Online Program

Return to main conference page

All Times ET

Friday, February 19
Fri, Feb 19, 1:30 PM - 3:00 PM
Virtual
Controlling Text and Texting Controls

Guidelines in Selecting Appropriate Text Preprocessing Methods (304141)

*Christine P. Chai, Microsoft 

Keywords: natural language processing, text mining, computational linguistics, data preprocessing, unstructured data

Statisticians and data scientists spend a large amount of time preprocessing the data for analysis, and unstructured text data are no exception. Many text preprocessing methods are available, but there is not a one-size-fits-all procedure in preparing text corpora for the model. The appropriate steps depend on not only the application goals, but also the nature of the corpus. For instance, separating each sentence in a document may not be important in topic modeling, but essential in end-user applications like machine translation and question answering.

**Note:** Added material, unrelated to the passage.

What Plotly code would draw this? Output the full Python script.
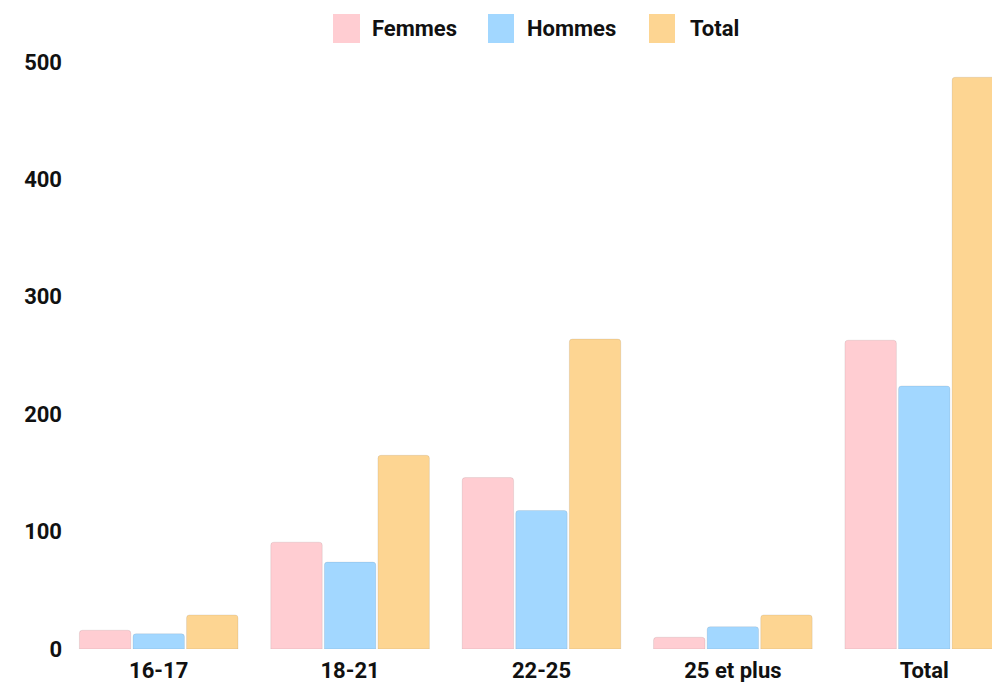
import plotly.graph_objects as go

categories = ["16-17", "18-21", "22-25", "25 et plus", "Total"]
femmes = [16, 91, 146, 10, 263]
hommes = [13, 74, 118, 19, 224]
total = [29, 165, 264, 29, 487]
series_names = ["Femmes", "Hommes", "Total"]
colors = ["#FFCDD2", "#A2D7FF", "#FDD592"]
y_ticks = [0, 100, 200, 300, 400, 500]

W, H = 992, 682
ML, MR, MT, MB = 63, 0, 50, 33
PW, PH = W - ML - MR, H - MT - MB

FONT = "Roboto"

fig = go.Figure()
for name, vals, col in zip(series_names, [femmes, hommes, total], colors):
    fig.add_trace(go.Bar(
        x=categories, y=vals, name=name,
        marker=dict(color=col, cornerradius=3,
                    line=dict(color="rgba(0,0,0,0.08)", width=1)),
        showlegend=False,
    ))

# manual legend (big swatches); positions given in screen pixels
def px2paper(x, y):
    return (x - ML) / PW, (H - MB - y) / PH

legend_items = [(333, 360, 370), (488, 514, 525), (649, 675, 688)]
shapes = []
annotations = []
for (sx0, sx1, tx), name, col in zip(legend_items, series_names, colors):
    x0, y0 = px2paper(sx0, 43)
    x1, y1 = px2paper(sx1, 14)
    shapes.append(dict(type="rect", xref="paper", yref="paper",
                       x0=x0, x1=x1, y0=y0, y1=y1,
                       fillcolor=col, line=dict(width=0), layer="above"))
    ax, ay = px2paper(tx, 29)
    annotations.append(dict(xref="paper", yref="paper", x=ax, y=ay,
                            text=name, showarrow=False, xanchor="left",
                            yanchor="middle",
                            font=dict(family=FONT, size=22, color="#111111", weight="bold")))

fig.update_layout(
    width=W, height=H,
    margin=dict(l=ML, r=MR, t=MT, b=MB, pad=0),
    plot_bgcolor="white", paper_bgcolor="white",
    barmode="group", bargap=0.16, bargroupgap=0.04,
    shapes=shapes, annotations=annotations,
    xaxis=dict(range=[-0.5, 4.354], showgrid=False, zeroline=False,
               showline=False, ticks="", ticklabelstandoff=6,
               tickfont=dict(family=FONT, size=22, color="#111111", weight="bold")),
    yaxis=dict(range=[0, 510.2], tickvals=y_ticks, showgrid=False,
               zeroline=False, showline=False, ticks="",
               tickfont=dict(family=FONT, size=22, color="#111111", weight="bold")),
)

fig.write_html(
    "out.html",
    config={"displayModeBar": False},
    post_script="document.body.style.margin='0';"
                "document.documentElement.style.overflow='hidden';"
                "document.body.style.overflow='hidden';",
)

Therefore, we provide some guidelines on how to select the appropriate text preprocessing methods for a new dataset. We evaluate the pros and cons of methods such as removing punctuation, removing stopwords, stemming and lemmatization, and n-gramming to retain word order. We also review examples of text analysis to demonstrate the need of particular text preprocessing methods, empowering statistical practitioners to make better preprocessing decisions. This talk assumes the audience has a basic understanding of natural language processing, and probably has performed simple analysis of text data before.